Jarman’s final project, Blue, also turned out to be his magnum opus but that is mainly due to the final act of the film – his death, a year later. Highly experimental in nature, Blue is a collection of soothing connections and jarring disconnections which filter through in the form of Jarman’s poetic narrations about the experiences of his final days. The film has been described and dissected in a lot of ways but I can only think of it as Jarman’s volatile death rattle that washes over the audience.

By showing us around 70 minutes of a static blue screen, Jarman makes a bold choice to make the viewer confront an unchanging reality while he talks about various issues that haunted him. He explains the choice in the film itself, claiming that “blue transcends the solemn geography of human limits”. It contributes to the construction of a paradoxical experience that is simultaneously clinically cold and vibrantly warm, inherent with all the ironies of the human condition.

The reason for choosing this blue screen is the fact that Jarman had lost his vision due to AIDS and only had the ability to see the world in shades of blue. As a result, his perception of reality had warped with it but he still managed to have clearer insights about the nature of the world than those on the opposite side of the political spectrum whose policies put his life at risk and ultimately resulted in his death.

In an interview, Jarman once explained: “I wanted to convey some of what I’d seen, and the disaster of which I’ve been living through of the last few years. I mean for instance, last Thursday, I was in the hospital, and there was a mom with a two-year-old child who’s got the same infection in the eyes as I have, I couldn’t…” He broke off, not being able to deal with the overwhelming sadness that follows such a heartbreaking realisation.

More than anything, Blue captures the agony of waiting for one’s death and that is all that dominated the psyche of Jarman at the time. He said: “I sat and watched as I waited, it was just quite terrible, honestly, you know, I was thinking of this child, you know, that’s all happening and people don’t see it, and they don’t think about it very often, and I hope the film sort of makes people think about that just for a moment”.

Throughout the film, Jarman weaves personal experiences into larger protests against the state of the times. He reveals that the only friends he had left were either dead or dying, remembers the lesbian woman who helped him come to terms with his homosexuality but also reminds the audience of Bosnian refugees and engages in acerbic attacks against the mismanagement of the government at home.

He deems us as all culpable, complicit in his murder and the death of thousands of others who were marginalised and neglected. In his characteristic style, Jarman mocks those who advise Buddhist detachment from the pain: “Gautama Buddha instructs me to walk away from illness but he wasn’t attached to a drip…we all contemplated suicide. We hoped for euthanasia. We were lulled into believing morphine dispelled the pain rather than making it tangible”.

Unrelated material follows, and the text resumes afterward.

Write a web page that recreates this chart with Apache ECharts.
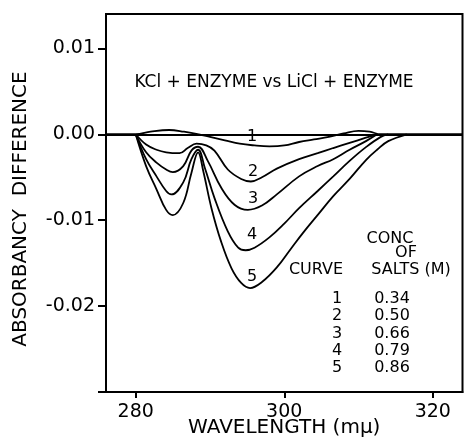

Unlike many mainstream films that are explicitly about people living and dying with HIV, Blue only uses words but paints a more vivid picture of the horrors than most of those commodified representations. Jarman’s harrowing description of swallowing up and puking out the treatment that’s supposed to save his life is more tragic than anything I have ever seen: “I’m taking about 30 a day, a walking chemical laboratory. I gag on them as I swallow them and they come up half dissolved in the coughing and splattering.”

“The earth is dying and we do not notice it,” Jarman poignantly reflects, slipping this observation in between other tangential meditations. Jarman died decades ago, the earth is still dying and while the world is recovering from the onslaught of another virus, I think of Blue quite often. I have come to the sombre realisation that I will carry this weight forever.